Duka untuk Paris
Tanpa sadar kita kadang membuat orang lain terluka.
SATUHARAPAN.COM – Dalam sekejap, mata dunia tertuju pada Paris, kota yang terkenal dengan Menara Eiffe-nya. Kota mode dunia itu diserang teroris pada 13 November 2015. Akibatnya, ratusan orang meninggal dunia dan terluka. Simpati dan duka mendalam membuat banyak orang mengubah profil picture media sosial mereka dengan gambar bendera Perancis atau Menara Eiffel, Pray for Paris.
Mengapa para teroris dapat melakukan kekejaman, melukai bahkan mencabut nyawa ciptaan Sang Pencipta, dengan mengatasnamakan kebesaran nama-Nya? Bukankah Allah menciptakan alam semesta untuk kemuliaan nama-Nya? Menciptakan dunia dan makhluk-makhluk di dalamnya menurut otoritas-Nya? Jika ada seseorang yang mempunyai sifat, karakter, dan prinsip hidup yang berbeda dengan kita, dapatkah kita mencederainya dengan mengatasnamakan Dia yang mengatur dan membuat skenario kehidupan setiap manusia.
Duka untuk Paris juga membuka mata hati saya, dalam kegiatan yang mengatasnamakan pelayanan di gereja pun, kadang keinginan untuk melakukan yang terbaik telah melukai hati orang lain. ”Hasil karya ini tidak sesuai,” demikian yang saya katakan. Dan tanpa sadar itu membuat orang lain terluka karena waktu dan usaha yang telah diupayakannya. Bukankah hal itu menjadi sia-sia? Keinginan menjadi berkat malah menjerumuskan orang lain dalam luka hati.

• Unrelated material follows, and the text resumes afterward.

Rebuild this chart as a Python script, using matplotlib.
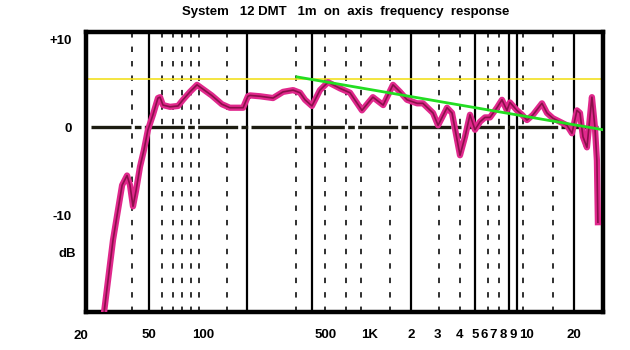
import numpy as np
import matplotlib
matplotlib.use("Agg")
import matplotlib.pyplot as plt
from matplotlib.ticker import FixedLocator, FixedFormatter, NullLocator

# --- dati della misura ---
freq_hz = [26.9, 30.8, 34.8, 37.2, 38.7, 40.3, 42.0, 44.3, 46.7, 49.3,
           52.6, 56.1, 57.6, 59.8, 65.5, 72.6, 77.3, 84.6, 92.6,
           112, 128, 142, 169, 180, 185, 211, 250, 285, 325, 356, 380, 416, 462,
           516, 623, 730, 881,
           1050, 1250, 1475, 1660, 1870,
           2200, 2410, 2820,
           3040, 3400, 3620,
           4000, 4310, 4640,
           5000, 5530,
           6100, 6650,
           7380, 7890,
           8380, 8680,
           9270, 9630, 10000,
           10930, 12470, 13430, 14670, 16270, 18030, 19410,
           20890, 21840, 22830, 24210, 26060, 27240, 28050, 28470]
livello_db = [-22.0, -12.8, -6.6, -5.5, -6.6, -9.0, -7.2, -4.5, -2.6, -0.3,
              1.4, 3.3, 3.4, 2.5, 2.3, 2.4, 3.1, 4.0, 4.8,
              3.6, 2.6, 2.2, 2.2, 3.5, 3.6, 3.5, 3.3, 4.0, 4.2, 3.9, 3.1, 2.4, 4.2,
              5.1, 4.4, 3.9, 1.9,
              3.4, 2.5, 4.8, 4.0, 3.1,
              2.7, 2.7, 1.6,
              0.2, 2.2, 1.6,
              -3.2, -1.1, 1.4,
              -0.3, 0.6,
              1.1, 1.1,
              2.2, 3.1,
              1.9, 2.8,
              1.9, 1.4, 0.8,
              1.4, 2.7, 1.6, 1.0, 0.6, 0.2, -0.7,
              1.9, 1.6, -1.1, -2.3, 3.4, 0.0, -3.8, -10.8]

# retta di tendenza (verde) e livello di riferimento (giallo)
trend_hz = [342, 30670]
trend_db = [5.7, -0.3]
livello_rif_db = 5.45

# etichette asse x
tick_hz = [20, 50, 100, 500, 1000, 2000, 3000, 4000, 5000,
           6000, 7000, 8000, 9000, 10000, 20000]
tick_lbl = ["20", "50", "100", "500", "1K", "2", "3", "4", "5",
            "6", "7", "8", "9", "10", "20"]
ytick_db = [10, 0, -10]
ytick_lbl = ["+10", "0", "-10"]

# linee verticali della carta (continue e tratteggiate)
griglia_piena = [50, 178, 416, 2000, 5000, 8580, 9270, 20000]
griglia_tratt = [40, 59, 68, 76, 86, 95, 137, 338, 494, 685, 868, 1400,
                 3075, 4000, 6420, 7580, 9700, 14670]

# scala della carta: non proprio logaritmica, quindi interpolo a tratti
scala_hz = np.array([10, 20, 50, 100, 500, 1000, 2000, 3000, 4000, 5000,
                     6000, 7000, 8000, 9000, 10000, 20000, 100000])
scala_pos = np.array([30, 81, 149, 203, 326, 370, 411, 437, 460, 475,
                      484, 493, 503, 513, 527, 574, 683])


def avanti(f):
    f = np.clip(np.asarray(f, dtype=float), 1e-3, None)
    return np.interp(np.log10(f), np.log10(scala_hz), scala_pos,
                     left=scala_pos[0], right=scala_pos[-1])


def indietro(p):
    return 10 ** np.interp(p, scala_pos, np.log10(scala_hz))


plt.rcParams['font.family'] = ['Liberation Sans', 'DejaVu Sans']
fig = plt.figure(figsize=(6.3, 3.5), dpi=100)
ax = fig.add_axes([86 / 630, 1 - 312 / 350, 517 / 630, 280 / 350])
ax.set_xscale('function', functions=(avanti, indietro))
ax.set_xlim(indietro(86), indietro(603))
ax.set_ylim(-21.0, 10.8)

for f in griglia_piena:
    ax.axvline(f, color='black', lw=1.6, zorder=1)
for f in griglia_tratt:
    ax.axvline(f, color='#202020', lw=1.3, dashes=(3, 5), zorder=1)

ax.axhline(0, xmin=0.01, xmax=0.99, color='#1c1c10', lw=2.4,
           dashes=(12, 1, 2, 1), zorder=2)
ax.axhline(livello_rif_db, color='#f2e020', lw=1.2, zorder=2)

ax.plot(freq_hz, livello_db, color='#e0288c', lw=4.5, solid_joinstyle='round', zorder=3)
ax.plot(freq_hz, livello_db, color='#8a0f4a', lw=1.2, zorder=4)
ax.plot(trend_hz, trend_db, color='#22dd22', lw=2, zorder=5)

for s in ax.spines.values():
    s.set_linewidth(3.2)
    s.set_color('black')

ax.xaxis.set_major_locator(FixedLocator(tick_hz))
ax.xaxis.set_major_formatter(FixedFormatter(tick_lbl))
ax.xaxis.set_minor_locator(NullLocator())
ax.yaxis.set_major_locator(FixedLocator(ytick_db))
ax.yaxis.set_major_formatter(FixedFormatter(ytick_lbl))
ax.yaxis.set_minor_locator(NullLocator())
ax.tick_params(axis='x', length=0, pad=12, labelsize=9.5)
ax.tick_params(axis='y', length=0, pad=10, labelsize=9.5)
for t in ax.get_xticklabels() + ax.get_yticklabels():
    t.set_fontweight('bold')

# il "20" iniziale cade fuori dai limiti dell'asse: lo scrivo a mano
ax.text(tick_hz[0], -0.084, tick_lbl[0], transform=ax.get_xaxis_transform(),
        ha='center', va='center', fontsize=9.5, fontweight='bold', clip_on=False)

fig.text(67 / 630, 1 - 254 / 350, "dB", ha='center', va='center',
         fontsize=9.5, fontweight='bold')
fig.text(346 / 630, 1 - 12 / 350,
         "System   12 DMT   1m  on  axis  frequency  response",
         ha='center', va='center', fontsize=9.5, fontweight='bold')

fig.savefig("out.png", dpi=100)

Kiranya kita sebagai manusia yang taat pada Sang Pencipta—mengasihi-Nya dengan sungguh, senantiasa ingin melakukan yang terbaik untuk Sang Pengasih—tidak menjadi bumerang bagi sesama kita walaupun berbeda.
Pray for Paris, Pray for Us.
Email: inspirasi@satuharapan.com
Editor : Yoel M Indrasmoro
Korban Pelecehan Desak Vatikan Globalkan Kebijakan Tanpa Tol...
ROMA, SATUHARAPAN.COM-Korban pelecehan seksual oleh pastor Katolik mendesak Vatikan pada hari Senin ...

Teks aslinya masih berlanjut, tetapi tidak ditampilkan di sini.